Gewiss, man mag das Konglomerat aus Händel musikalischer Außergewöhnlichkeit und der seiner Librettisten auch in dessen anderen Opern und Oratorien mit barocken Geschmackstypisierungen bewundern können. Aber warum geht ausgerechnet Belshazzar so deutlich über das Plothafte hinaus? Es sind die raren Besonderheiten, welche eine Heraushebung abseits der stilechten Entwicklung von Händels musikalischem Können italienischen oder englischen Gustos handfest zulassen; begonnen mit der wegen des personendramatischen Inhalts regiegestalteten Form eines Oratoriums auf testamentarischer, aufklärerischer, altertümischer und barock-aktueller Quellengrundlage in dichter Zusammenfassung Charles Jennens'.

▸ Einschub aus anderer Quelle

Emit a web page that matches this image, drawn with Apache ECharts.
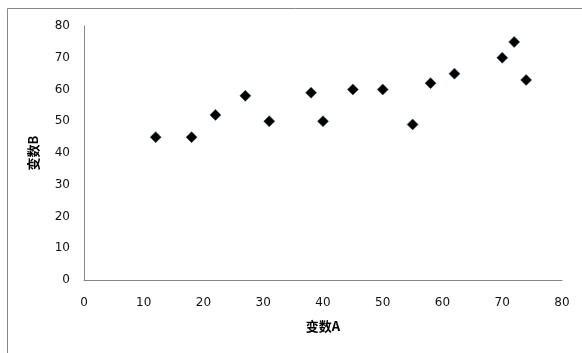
<!DOCTYPE html>
<html><head><meta charset="utf-8">
<script src="https://cdn.jsdelivr.net/npm/echarts@6/dist/echarts.min.js"></script>
<style>html,body{margin:0;padding:0;background:#fff}#c{width:582px;height:353px}</style>
</head><body><div id="c"></div>
<script>
const xValues = [12, 18, 22, 27, 31, 38, 40, 45, 50, 55, 58, 62, 70, 72, 74];
const yValues = [45, 45, 52, 58, 50, 59, 50, 60, 60, 49, 62, 65, 70, 75, 63];
const xName = '变数A';
const yName = '变数B';
const data = xValues.map((x, i) => [x, yValues[i]]);
const chart = echarts.init(document.getElementById('c'));
const labelStyle = {color: '#111', fontSize: 12, fontFamily: 'DejaVu Sans'};
chart.setOption({
  animation: false,
  graphic: [{type: 'rect', shape: {x: 7.5, y: 8.5, width: 700, height: 500},
    style: {fill: 'none', stroke: '#868686', lineWidth: 1}, silent: true}],
  grid: {left: 84, top: 26, right: 20, bottom: 73},
  xAxis: {type: 'value', min: 0, max: 80, interval: 10,
    name: xName, nameLocation: 'middle', nameGap: 40,
    nameTextStyle: {fontFamily: 'Noto Sans CJK SC', fontWeight: 'bold', fontSize: 13, color: '#000'},
    axisLine: {show: true, lineStyle: {color: '#868686', width: 1}},
    axisTick: {show: false}, splitLine: {show: false},
    axisLabel: Object.assign({margin: 17}, labelStyle)},
  yAxis: {type: 'value', min: 0, max: 80, interval: 10,
    name: yName, nameLocation: 'middle', nameGap: 44, nameRotate: 90,
    nameTextStyle: {fontFamily: 'Noto Sans CJK SC', fontWeight: 'bold', fontSize: 13, color: '#000'},
    axisLine: {show: true, lineStyle: {color: '#868686', width: 1}},
    axisTick: {show: false}, splitLine: {show: false},
    axisLabel: Object.assign({margin: 14, padding: [3, 0, 0, 0]}, labelStyle)},
  series: [{type: 'scatter', data: data, symbol: 'diamond', symbolSize: 11,
    itemStyle: {color: '#000', opacity: 1, borderColor: '#1f3f4f', borderWidth: 0.5}}]
});
</script></body></html>
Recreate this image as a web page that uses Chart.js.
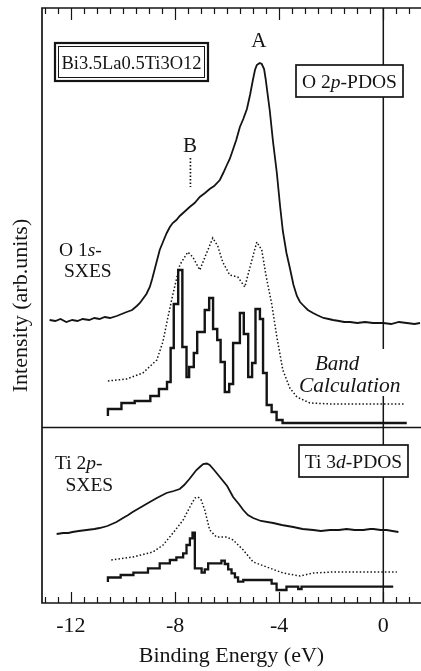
<!DOCTYPE html>
<html>
<head>
<meta charset="utf-8">
<script src="https://cdn.jsdelivr.net/npm/chart.js@4/dist/chart.umd.min.js"></script>
<style>
  html, body { margin: 0; padding: 0; background: #fff; overflow: hidden; }
  canvas { display: block; }
</style>
</head>
<body>
<canvas id="c" width="421" height="671"></canvas>
<script>
// ---------- data (binding energy in eV, intensity in arbitrary units) ----------
const energyTicks = [-12, -8, -4, 0];

// O 1s SXES (upper panel, solid)
const o1sSxes = [
  [-12.82,283],[-12.6,282],[-12.4,284],[-12.18,281],[-11.95,283],[-11.75,282],[-11.55,284],
  [-11.3,283],[-11.1,285],[-10.9,284],[-10.7,286],[-10.5,285],[-10.24,287],[-10.05,289],
  [-9.86,291],[-9.65,293],[-9.47,297],[-9.35,300],[-9.24,304],[-9.1,309],[-8.97,316],
  [-8.88,324],[-8.78,334],[-8.68,344],[-8.59,353],[-8.45,362],[-8.32,370],[-8.2,376],
  [-8.09,380],[-7.95,383],[-7.82,387],[-7.65,391],[-7.44,396],[-7.25,400],[-7.05,406],
  [-6.85,410],[-6.67,414],[-6.5,417],[-6.28,423],[-6.15,430],[-6.01,438],[-5.9,444],
  [-5.78,453],[-5.65,463],[-5.51,476],[-5.38,484],[-5.24,494],[-5.12,508],[-5.01,523],
  [-4.93,533],[-4.86,538],[-4.75,540],[-4.67,539],[-4.58,534],[-4.52,524],[-4.45,510],
  [-4.36,492],[-4.24,462],[-4.09,430],[-3.97,398],[-3.86,372],[-3.72,350],[-3.59,335],
  [-3.45,318],[-3.32,307],[-3.2,301],[-3.09,298],[-2.9,293],[-2.7,290],[-2.55,288],
  [-2.3,285],[-2.1,284],[-1.93,283],[-1.7,282],[-1.5,281],[-1.28,281],[-1.0,280],
  [-0.7,281],[-0.4,280],[-0.2,280],[0.0,280],[0.3,279],[0.6,281],[0.9,280],[1.2,279],[1.41,280]
];

// O 2p PDOS, broadened (upper panel, dotted)
const o2pBroad = [
  [-10.58,222],[-9.86,224],[-9.24,230],[-8.70,243],[-8.47,261],[-8.28,285],[-8.09,308],
  [-7.82,338],[-7.51,351],[-7.32,346],[-7.05,333],[-6.82,348],[-6.55,365],[-6.36,357],
  [-6.17,341],[-5.90,328],[-5.59,326],[-5.32,316],[-5.13,335],[-4.86,361],[-4.67,353],
  [-4.51,328],[-4.28,298],[-4.09,266],[-3.86,233],[-3.59,215],[-3.32,206],[-2.82,200],
  [-1.94,199],[0.83,199]
];

// O 2p PDOS, band calculation histogram (upper panel, steps; value holds from x to next x)
const o2pDos = [
  [-10.58,187],[-10.06,194],[-9.55,200],[-8.95,202],[-8.62,207],[-8.31,214],[-8.17,221],
  [-8.05,255],[-7.88,299],[-7.72,333],[-7.56,256],[-7.46,226],[-7.28,236],[-7.15,250],
  [-6.86,271],[-6.69,293],[-6.54,305],[-6.38,274],[-6.25,263],[-6.09,241],[-5.92,211],
  [-5.77,219],[-5.51,260],[-5.36,290],[-5.19,269],[-5.04,226],[-4.91,240],[-4.74,294],
  [-4.62,284],[-4.48,230],[-4.29,198],[-4.10,191],[-3.87,183],[-3.72,180],[0.90,180]
];

// Ti 2p SXES (lower panel, solid)
const ti2pSxes = [
  [-12.55,69],[-12.3,70],[-12.1,70],[-11.94,71],[-11.7,72],[-11.4,73],[-11.1,74],[-10.9,75],
  [-10.6,77],[-10.25,81],[-10.0,85],[-9.8,88],[-9.63,91],[-9.3,96],[-8.97,101],[-8.7,105],
  [-8.33,110],[-8.05,112],[-7.82,114],[-7.65,118],[-7.45,124],[-7.3,129],[-7.18,133],
  [-7.05,136],[-6.92,139],[-6.78,139.5],[-6.67,138],[-6.5,133],[-6.28,126],[-6.0,117],
  [-5.77,106],[-5.55,99],[-5.38,93],[-5.2,88],[-5.0,85],[-4.7,82],[-4.23,80],[-3.9,78],
  [-3.46,76],[-3.1,74],[-2.69,73],[-2.4,72],[-2.05,73],[-1.7,73],[-1.41,74],[-1.1,73],
  [-0.77,73],[-0.5,74],[-0.38,74],[-0.1,73],[0.13,73],[0.35,72],[0.58,71]
];

// Ti 3d PDOS, broadened (lower panel, dotted)
const ti3dBroad = [
  [-10.45,43],[-9.62,46],[-8.85,51],[-8.46,58],[-8.08,70],[-7.69,83],[-7.43,96],[-7.24,105],
  [-7.12,106],[-7.01,104],[-6.86,93],[-6.67,73],[-6.41,66],[-6.02,66],[-5.77,63],[-5.38,53],
  [-5.00,41],[-4.48,36],[-3.85,30],[-3.20,27],[-2.69,30],[-1.92,31],[0.52,31]
];

// Ti 3d PDOS, band calculation histogram (lower panel, steps)
const ti3dDos = [
  [-10.58,21],[-10.09,25.5],[-9.60,28],[-9.04,30.3],[-8.59,34.7],[-8.20,39.7],[-7.95,43],
  [-7.69,45.7],[-7.56,49.7],[-7.43,58],[-7.33,64.7],[-7.24,70.3],[-6.98,34.7],[-6.86,30.3],
  [-6.73,33.7],[-6.22,39.7],[-6.09,42.3],[-5.96,39],[-5.83,33.7],[-5.70,29.7],[-5.58,25.7],
  [-5.38,21.3],[-4.29,23],[-4.10,19.3],[-3.72,13],[-3.27,16.3],[-3.14,14],[-2.75,16.3],[0.38,16.3]
];

// guide lines
const panelDivider = [[-13.2,175.5],[1.6,175.5]];
const fermiLine = [[0,0],[0,595]];
const markerB = [[-7.41,445],[-7.41,416]];

// ---------- chart ----------
const ink = '#141414';
const serif = "'Liberation Serif', 'Times New Roman', serif";
const pts = a => a.map(p => ({x: p[0], y: p[1]}));

function drawRuns(ctx, runs, x, y, size, align) {
  let w = 0;
  runs.forEach(r => { ctx.font = (r[1] || '') + ' ' + size + 'px ' + serif; w += ctx.measureText(r[0]).width; });
  let cx = align === 'center' ? x - w / 2 : x;
  ctx.textAlign = 'left';
  runs.forEach(r => {
    ctx.font = (r[1] || '') + ' ' + size + 'px ' + serif;
    ctx.fillText(r[0], cx, y);
    cx += ctx.measureText(r[0]).width;
  });
}

const decor = {
  id: 'decor',
  afterDatasetsDraw(chart) {
    const {ctx, chartArea: a, scales: {x, y}} = chart;
    const X = v => x.getPixelForValue(v);
    ctx.save();
    ctx.fillStyle = ink; ctx.strokeStyle = ink;
    ctx.textBaseline = 'alphabetic';

    // formula box (double frame)
    ctx.fillStyle = '#fff';
    ctx.fillRect(55, 43, 153, 38);
    ctx.fillStyle = ink;
    ctx.lineWidth = 2.2; ctx.strokeRect(55, 43, 153, 38);
    ctx.lineWidth = 1; ctx.strokeRect(58.5, 46.5, 146, 31);
    drawRuns(ctx, [['Bi3.5La0.5Ti3O12', '']], 131.5, 68.5, 18.5, 'center');

    // O 2p-PDOS box
    ctx.fillStyle = '#fff'; ctx.fillRect(296, 65, 107, 32); ctx.fillStyle = ink;
    ctx.lineWidth = 1.7; ctx.strokeRect(296, 65, 107, 32);
    drawRuns(ctx, [['O 2', ''], ['p', 'italic'], ['-PDOS', '']], 349.5, 87.5, 19.5, 'center');

    // Ti 3d-PDOS box
    ctx.fillStyle = '#fff'; ctx.fillRect(299, 445, 109, 32); ctx.fillStyle = ink;
    ctx.lineWidth = 1.7; ctx.strokeRect(299, 445, 109, 32);
    drawRuns(ctx, [['Ti 3', ''], ['d', 'italic'], ['-PDOS', '']], 353.5, 467.5, 19.5, 'center');

    // Band Calculation label
    ctx.fillStyle = '#fff'; ctx.fillRect(297, 349, 116, 47); ctx.fillStyle = ink;
    drawRuns(ctx, [['Band', 'italic']], 315, 370, 21, 'left');
    drawRuns(ctx, [['Calculation', 'italic']], 299, 392, 21.5, 'left');

    // peak labels
    drawRuns(ctx, [['A', '']], X(-4.78), 47, 21, 'center');
    drawRuns(ctx, [['B', '']], X(-7.43), 152, 21, 'center');

    // spectrum labels
    drawRuns(ctx, [['O 1', ''], ['s', 'italic'], ['-', '']], 59, 256, 19.5, 'left');
    drawRuns(ctx, [['SXES', '']], 64, 276.5, 19.5, 'left');
    drawRuns(ctx, [['Ti 2', ''], ['p', 'italic'], ['-', '']], 55, 469, 19.5, 'left');
    drawRuns(ctx, [['SXES', '']], 65.5, 491, 19.5, 'left');

    // frame (left, top, bottom)
    ctx.lineWidth = 1.7;
    ctx.beginPath();
    ctx.moveTo(a.right + 2, a.top); ctx.lineTo(a.left, a.top);
    ctx.lineTo(a.left, a.bottom); ctx.lineTo(a.right + 2, a.bottom);
    ctx.stroke();

    // inward tick marks every 0.5 eV, longer at labelled energies
    ctx.lineWidth = 1.2;
    ctx.beginPath();
    for (let k = -26; k <= 2; k++) {
      const v = k / 2;
      const px = Math.round(X(v)) + 0.5;
      if (px < a.left + 1 || px > a.right) continue;
      const major = energyTicks.includes(v);
      const lb = major ? 11 : 6, lt = major ? 12 : 6;
      ctx.moveTo(px, a.bottom); ctx.lineTo(px, a.bottom - lb);
      ctx.moveTo(px, a.top); ctx.lineTo(px, a.top + lt);
    }
    ctx.stroke();
    ctx.restore();
  }
};

const base = { fill: false, pointRadius: 0, borderColor: ink, tension: 0 };

new Chart(document.getElementById('c'), {
  type: 'line',
  data: {
    datasets: [
      Object.assign({}, base, { label: 'Fermi level', data: pts(fermiLine), borderWidth: 1.5 }),
      Object.assign({}, base, { label: 'divider', data: pts(panelDivider), borderWidth: 1.6 }),
      Object.assign({}, base, { label: 'B marker', data: pts(markerB), borderWidth: 1.7, borderDash: [1.5, 2] }),
      Object.assign({}, base, { label: 'O 1s SXES', data: pts(o1sSxes), borderWidth: 1.8 }),
      Object.assign({}, base, { label: 'O 2p PDOS broadened', data: pts(o2pBroad), borderWidth: 1.5, borderDash: [1.5, 2.1] }),
      Object.assign({}, base, { label: 'O 2p PDOS', data: pts(o2pDos), borderWidth: 2.4, stepped: 'after' }),
      Object.assign({}, base, { label: 'Ti 2p SXES', data: pts(ti2pSxes), borderWidth: 1.8 }),
      Object.assign({}, base, { label: 'Ti 3d PDOS broadened', data: pts(ti3dBroad), borderWidth: 1.5, borderDash: [1.5, 2.1] }),
      Object.assign({}, base, { label: 'Ti 3d PDOS', data: pts(ti3dDos), borderWidth: 2.3, stepped: 'after' })
    ]
  },
  options: {
    responsive: false,
    animation: false,
    devicePixelRatio: 1,
    layout: { padding: { top: 8, right: 0, left: 0, bottom: 0 } },
    plugins: { legend: { display: false }, tooltip: { enabled: false } },
    scales: {
      x: {
        type: 'linear', min: -13.112, max: 1.448,
        afterBuildTicks: s => { s.ticks = energyTicks.map(v => ({ value: v })); },
        afterFit: s => { s.height = 68; },
        grid: { display: false, drawTicks: false },
        border: { display: false },
        ticks: { font: { family: serif, size: 22 }, color: ink, padding: 10, maxRotation: 0, autoSkip: false,
                 callback: v => String(v) },
        title: { display: true, text: 'Binding Energy (eV)', font: { family: serif, size: 22 }, color: ink,
                 padding: { top: 0, bottom: 2 } }
      },
      y: {
        type: 'linear', min: 0, max: 595,
        afterFit: s => { s.width = 42; },
        grid: { display: false, drawTicks: false },
        border: { display: false },
        ticks: { display: false },
        title: { display: true, text: 'Intensity (arb.units)', font: { family: serif, size: 22 }, color: ink,
                 padding: { top: 8, bottom: 0 } }
      }
    }
  },
  plugins: [decor]
});
</script>
</body>
</html>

Auch wenn einen bei dieser Auflistung der Gedanke an ein gattungstechnisches Mischwerk mit zusammengeschusterter Handlung befallen sollte, die verworrener sein muss als die üblicher Pendants, entstand vielmehr ein überzeugendes Kompendium geistlich-weltlicher Natur. Eines aus Moral und Glaube, messianischer Prophezeiung und historischer Begebenheit im Angesicht des Dramas und Religionsdiskurses zur Zeit Händels. Mit dem sich identifizierenden und reflektierenden Publikum verbindet sich darin Hoffnung der siegreichen Freiheit, des Schutzes oder Trostes. Gefolgt wird das Spezielle von der zeitlichen Komprimierung, die die Gegenüberstellung des nach-nebukadnezarischen Tyrannen Belshazzar mit dem Antipoden Cyrus als vereinfachte Verkörperung dessen an einem einzigen Tag umrahmt, was heute ein Good-Gouvernance-Regent wäre . Außerdem kann ein Musiktheater vor der weltgeschichtlichen Politik, die sich in den damals modernen und prächtigen König- und Kulturreichen des Nahen Ostens abspielt, aktueller kaum sein.
Schließlich schlüpft noch der Chor in die Rolle dreier Nationen. Diese Aufgabe sollte der RIAS Kammerchor unter der Leitung von Ottavio Dantone übernehmen, der er bereits unter René Jacobs nachkam, und zwar präsent und kompakt sowie mit Linien- und Tempoführung. Dass diese in den mit zackigen Ausrufen und rasanten Sechzehntel-Läufen gespickten Nummern nicht immer einfach ist, zeigte sich gleich zu Beginn, als minimale rhythmische Wackler ins Ohr fielen. Abgesehen davon war der Chor den Anforderungen an Wendigkeit und Dramatik stets gewachsen. Dabei verließ er auch in seinen Anrufen mit gewetztem Geschrei nie die gesetzt schönklangliche Kontrolliertheit, mit der er besonders in mahnend-klagenden Stücken mit reichem pastoralem Einschlag überwältigen konnte. Insgesamt bestach der RIAS-Kammerchor konstant mit bekannter Textdeutlichkeit und Transparenz.
Wie beim Chor benötigte auch die Accademia Bizantina eine kurze Einfindung in das Drama,; leicht statische Accompagnati und minimal besetzte Ensemblefülle vermittelten Anfangs den Anschein von Kraftlosigkeit, der jedoch pünktlich zum festlichen Gelage der Handlung der zupackenden Kompaktheit und dynamischer als auch phrasierter Differenziertheit wich, für die Dantones Orchester berüchtigt ist: feurig-seriös, ciacconiert-beschwingt, in Genauigkeit und Zurückhaltung stets zuverlässige Partner. Akkurate Trompeten und Pauken vervollständigten später die typisch farbige Untermalung aus Exzessivität, Festlichkeit, Schlacht und Lobpreis.